Mr. Jones, in his work on Mortgages, quotes Chief Justice Kent’s opinion in Jackson v. Henry, supra, approvingly. “Under usury laws which make void securities affected with usury, the question arises, what limit is there to the effect of the statute? Does a foreclosure of the mortgage, and a sale of the mortgaged property to a third person, terminate the right of the mortgagor to avail himself of the usury, or do the consequences still attend the property, so that the purchaser’s title may be rendered void?” Having asked these questions, the learned author adopts Lord Kenyon’s and Chief Justice Kent’s answers to them, — that the infirmity of usury cannot be raised against the purchaser after foreclosure. 1 Jones, Mortg. (5th Ed.) § 646, citing Cuthbert v. Haley, 8 Term R. 390; Jackson v. Henry, 10 Johns. 185.

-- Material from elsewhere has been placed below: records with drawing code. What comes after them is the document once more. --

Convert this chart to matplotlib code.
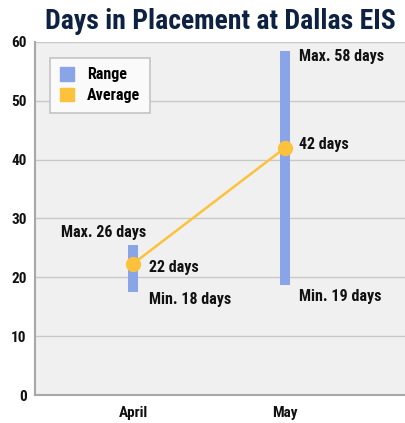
import matplotlib
matplotlib.use('Agg')
import matplotlib.pyplot as plt
from matplotlib.patches import Patch

plt.rcParams['font.family'] = ['Roboto Condensed', 'DejaVu Sans']
plt.rcParams['font.weight'] = 'bold'

months = ['April', 'May']
range_low = [17.5, 18.7]
range_high = [25.5, 58.5]
average = [22.3, 42.0]
max_labels = ['Max. 26 days', 'Max. 58 days']
min_labels = ['Min. 18 days', 'Min. 19 days']
avg_labels = ['22 days', '42 days']
yticks = [0, 10, 20, 30, 40, 50, 60]

range_color = '#8aa4e8'
avg_color = '#fcc23c'
text_color = '#111111'

fig = plt.figure(figsize=(4.05, 4.23), dpi=100)
ax = fig.add_axes([0.0864, 0.066, 0.94, 0.835])
ax.set_facecolor('#f0f0f0')

x = list(range(len(months)))
ax.bar(x, [h - l for h, l in zip(range_high, range_low)], bottom=range_low,
       width=0.066, color=range_color, zorder=3)
ax.plot(x, average, color=avg_color, lw=1.8, marker='o', markersize=10,
        zorder=4)

# annotations (April labels sit a bit further right than May ones)
fs = 11.5
ax.text(x[0] + 0.09, 27.7, max_labels[0], ha='right', va='center',
        fontsize=fs, color=text_color, zorder=5)
ax.text(x[0] + 0.105, average[0] - 0.7, avg_labels[0], ha='left', va='center',
        fontsize=fs, color=text_color, zorder=5)
ax.text(x[0] + 0.105, range_low[0] - 1.3, min_labels[0], ha='left', va='center',
        fontsize=fs, color=text_color, zorder=5)
ax.text(x[1] + 0.092, range_high[1] - 0.9, max_labels[1], ha='left', va='center',
        fontsize=fs, color=text_color, zorder=5)
ax.text(x[1] + 0.092, average[1] + 0.5, avg_labels[1], ha='left', va='center',
        fontsize=fs, color=text_color, zorder=5)
ax.text(x[1] + 0.092, range_low[1] - 2.0, min_labels[1], ha='left', va='center',
        fontsize=fs, color=text_color, zorder=5)

ax.set_xlim(-0.645, 1.86)
ax.set_ylim(0, 60)
ax.set_yticks(yticks)
ax.set_xticks(x)
ax.set_xticklabels(months)
ax.grid(axis='y', color='#c8c8c8', lw=1, zorder=0)
ax.tick_params(axis='both', length=0, labelsize=11, colors=text_color)
ax.tick_params(axis='x', pad=8)
ax.tick_params(axis='y', pad=6)
for s in ['top', 'right']:
    ax.spines[s].set_visible(False)
for s in ['left', 'bottom']:
    ax.spines[s].set_color('#a8a8a8')
    ax.spines[s].set_linewidth(1.5)

handles = [Patch(color=range_color, label='Range'),
           Patch(color=avg_color, label='Average')]
leg = ax.legend(handles=handles, loc='upper left', bbox_to_anchor=(0.04, 0.955),
                fontsize=11.5, frameon=True, fancybox=False, handlelength=0.9,
                handleheight=0.9, handletextpad=0.8, borderpad=0.6,
                labelspacing=0.35, borderaxespad=0)
leg.get_frame().set_edgecolor('#c4c4c4')
leg.get_frame().set_facecolor('#fafafa')
leg.get_frame().set_linewidth(1.2)
leg.get_frame().set_alpha(1)

fig.text(0.545, 0.948, 'Days in Placement at Dallas EIS', ha='center', va='center',
         fontsize=20, color='#0d2142', fontweight='bold')

fig.savefig('out.png', dpi=100)
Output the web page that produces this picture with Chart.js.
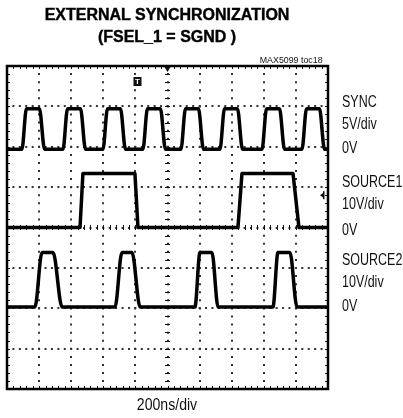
<!DOCTYPE html>
<html>
<head>
<meta charset="utf-8">
<script src="https://cdn.jsdelivr.net/npm/chart.js@4/dist/chart.umd.min.js"></script>
<style>
  body { margin: 0; background: #fff; }
  #wrap { position: relative; width: 403px; height: 418px; overflow: hidden; }
  #wrap canvas { position: absolute; left: 0; top: 0; }
  .txt { position: absolute; color: #111; white-space: nowrap; font-family: "Liberation Sans", Arial, sans-serif; }
  #title { left: 0; width: 334px; top: 4px; text-align: center; font: bold 16px/21.5px "Liberation Sans", Arial, sans-serif; -webkit-text-stroke: 0.4px #000; color: #000; }
  #tag { right: 80px; top: 54px; font-size: 9.5px; line-height: 12px; transform: scaleX(0.93); transform-origin: right center; }
  .lab { left: 342px; font-size: 16px; line-height: 16px; transform: scaleX(0.78); transform-origin: left center; }
  #xlab { left: 0; width: 334px; text-align: center; top: 397px; font-size: 16px; line-height: 16px; transform: scaleX(0.88); transform-origin: 167px center; }
</style>
</head>
<body>
<div id="wrap">
  <canvas id="myChart" width="403" height="418"></canvas>
  <div class="txt" id="title">EXTERNAL SYNCHRONIZATION<br>(FSEL_1 = SGND )</div>
  <div class="txt" id="tag">MAX5099 toc18</div>
  <div class="txt lab" style="top:94px">SYNC</div>
  <div class="txt lab" style="top:116px">5V/div</div>
  <div class="txt lab" style="top:140px">0V</div>
  <div class="txt lab" style="top:174px">SOURCE1</div>
  <div class="txt lab" style="top:196px">10V/div</div>
  <div class="txt lab" style="top:222px">0V</div>
  <div class="txt lab" style="top:252px">SOURCE2</div>
  <div class="txt lab" style="top:274px">10V/div</div>
  <div class="txt lab" style="top:298px">0V</div>
  <div class="txt" id="xlab">200ns/div</div>
</div>
<script>
// time in ns (10 div x 200ns), levels in volts
const syncTime = [0, 93, 121, 202, 234, 349, 377, 458, 489, 598, 626, 707, 738, 847, 875, 956, 987,
  1084, 1112, 1193, 1224, 1327, 1355, 1436, 1467, 1589, 1617, 1698, 1729, 1838, 1866, 1947, 1978, 2000]
const syncVolts = [0, 0, 5, 5, 0, 0, 5, 5, 0, 0, 5, 5, 0, 0, 5, 5, 0,
  0, 5, 5, 0, 0, 5, 5, 0, 0, 5, 5, 0, 0, 5, 5, 0, 0]

const src1Time = [0, 455, 473, 797, 816, 1439, 1464, 1782, 1819, 2000]
const src1Volts = [0, 0, 13.4, 13.4, 0, 0, 13.4, 13.4, 0, 0]

const src2Time = [0, 174, 218, 287, 343, 673, 716, 779, 829, 1171, 1202, 1277, 1315, 1657, 1688, 1763, 1807, 2000]
const src2Volts = [0, 0, 13.5, 13.5, 0, 0, 13.5, 13.5, 0, 0, 13.5, 13.5, 0, 0, 13.5, 13.5, 0, 0]

const timeStep = 200      // ns/div
const minorTime = 40
const minorDiv = 0.2
const triggerTime = 813
const triggerLevel = 8     // volts on SOURCE1

function pts(t, v) {
    return t.map((x, i) => ({x: x, y: v[i]}))
}

const scopeDecor = {
    id: 'scopeDecor',
    afterDraw(chart) {
        const ctx = chart.ctx
        const a = chart.chartArea
        const xs = chart.scales.x
        const yg = chart.scales.yg
        const cx = xs.getPixelForValue(1000)
        const cy = yg.getPixelForValue(0)
        ctx.save()
        ctx.strokeStyle = '#111'
        ctx.lineWidth = 1
        ctx.beginPath()
        for (let t = 0; t <= 2000; t += minorTime) {
            const px = Math.round(xs.getPixelForValue(t)) + 0.5
            ctx.moveTo(px, a.top); ctx.lineTo(px, a.top + 3)
            ctx.moveTo(px, a.bottom); ctx.lineTo(px, a.bottom - 3)
            ctx.moveTo(px, cy - 2.5); ctx.lineTo(px, cy + 2.5)
        }
        for (let v = -4; v <= 4.001; v += minorDiv) {
            const py = Math.round(yg.getPixelForValue(v)) + 0.5
            ctx.moveTo(a.left, py); ctx.lineTo(a.left + 3, py)
            ctx.moveTo(a.right, py); ctx.lineTo(a.right - 3, py)
            ctx.moveTo(cx - 2.5, py); ctx.lineTo(cx + 2.5, py)
        }
        ctx.stroke()

        // frame
        ctx.lineWidth = 2.5
        ctx.strokeStyle = '#000'
        ctx.strokeRect(a.left, a.top, a.right - a.left, a.bottom - a.top)

        // trigger position marker
        const tx = xs.getPixelForValue(triggerTime)
        ctx.fillStyle = '#111'
        ctx.fillRect(tx - 4, a.top + 11, 8, 9)
        ctx.fillStyle = '#fff'
        ctx.font = 'bold 8px "Liberation Sans", sans-serif'
        ctx.textAlign = 'center'
        ctx.textBaseline = 'middle'
        ctx.fillText('T', tx, a.top + 15.5)

        // center top marker
        ctx.fillStyle = '#111'
        ctx.beginPath()
        ctx.moveTo(cx - 3, a.top + 1); ctx.lineTo(cx + 3, a.top + 1); ctx.lineTo(cx, a.top + 6)
        ctx.fill()

        // trigger level marker
        const ty = chart.scales.ys1.getPixelForValue(triggerLevel)
        ctx.beginPath()
        ctx.moveTo(a.right - 8, ty); ctx.lineTo(a.right - 4, ty - 3); ctx.lineTo(a.right - 4, ty + 3)
        ctx.fill()
        ctx.fillRect(a.right - 5, ty - 4, 1.5, 8)
        ctx.restore()
    }
}

const ctx = document.getElementById('myChart').getContext('2d')
window.scope = new Chart(ctx, {
    type: 'line',
    data: {
        datasets: [{
            label: 'SYNC',
            data: pts(syncTime, syncVolts),
            yAxisID: 'ysync',
            borderColor: '#000',
            borderWidth: 3.5,
            cubicInterpolationMode: 'monotone'
        }, {
            label: 'SOURCE1',
            data: pts(src1Time, src1Volts),
            yAxisID: 'ys1',
            borderColor: '#000',
            borderWidth: 3.5,
            tension: 0
        }, {
            label: 'SOURCE2',
            data: pts(src2Time, src2Volts),
            yAxisID: 'ys2',
            borderColor: '#000',
            borderWidth: 3.5,
            cubicInterpolationMode: 'monotone'
        }]
    },
    options: {
        responsive: false,
        animation: false,
        devicePixelRatio: 1,
        layout: {padding: {left: 7, top: 66, right: 75, bottom: 29}},
        elements: {point: {radius: 0}, line: {borderJoinStyle: 'round'}},
        plugins: {legend: {display: false}, tooltip: {enabled: false}},
        scales: {
            x: {
                type: 'linear', min: 0, max: 2000,
                ticks: {display: false, stepSize: timeStep},
                grid: {color: '#333', lineWidth: 2, drawTicks: false},
                border: {display: false, dash: [2, 6.08], dashOffset: 1}
            },
            yg: {
                type: 'linear', position: 'left', min: -4, max: 4,
                ticks: {display: false, stepSize: 1},
                grid: {color: '#333', lineWidth: 2, drawTicks: false},
                border: {display: false, dash: [2, 4.42], dashOffset: 1}
            },
            ysync: {type: 'linear', display: false, min: -29.7, max: 10.3},
            ys1: {type: 'linear', display: false, min: -40, max: 40},
            ys2: {type: 'linear', display: false, min: -20.3, max: 59.7}
        }
    },
    plugins: [scopeDecor]
})
</script>
</body>
</html>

If a mortgage may be attacked for usury after foreclosure, when would the right to make such attack be barred? It would produce too •much uncertainty of title to say that the attack could be made at any time within the statute of limitations applicable to real actions. If the attack be permitted at all after foreclosure, it would logically have no other limit. Such a rule would encourage unjust litigation, promote perjury, and lessen the salable value of real estate where a mortgage foreclosure was noted on its abstract of title. To avoid these consequences, it must be held, on principle and authority, that when a mortgage on real estate, not usurious on its face by the lex loci rei sitie, is foreclosed by decree of court or by a power of sale, the conveyance to the purchaser cannot be subject to attack for usury in the mortgage.

It is immaterial whether the deed of trust, and the notes secured by it, are to be treated as Mississippi, New York, or Tennessee contracts. In any event, on the record before us, usury, if it existed in the original transaction, would not affect the title of the plaintiff in error.

The circuit court erred in instructing the jury to find for the defendants. On the case made in the record, the* peremptory instruction might well have been given in favor of the plaintiff. The judgment is reversed, and the cause remanded for a new trial.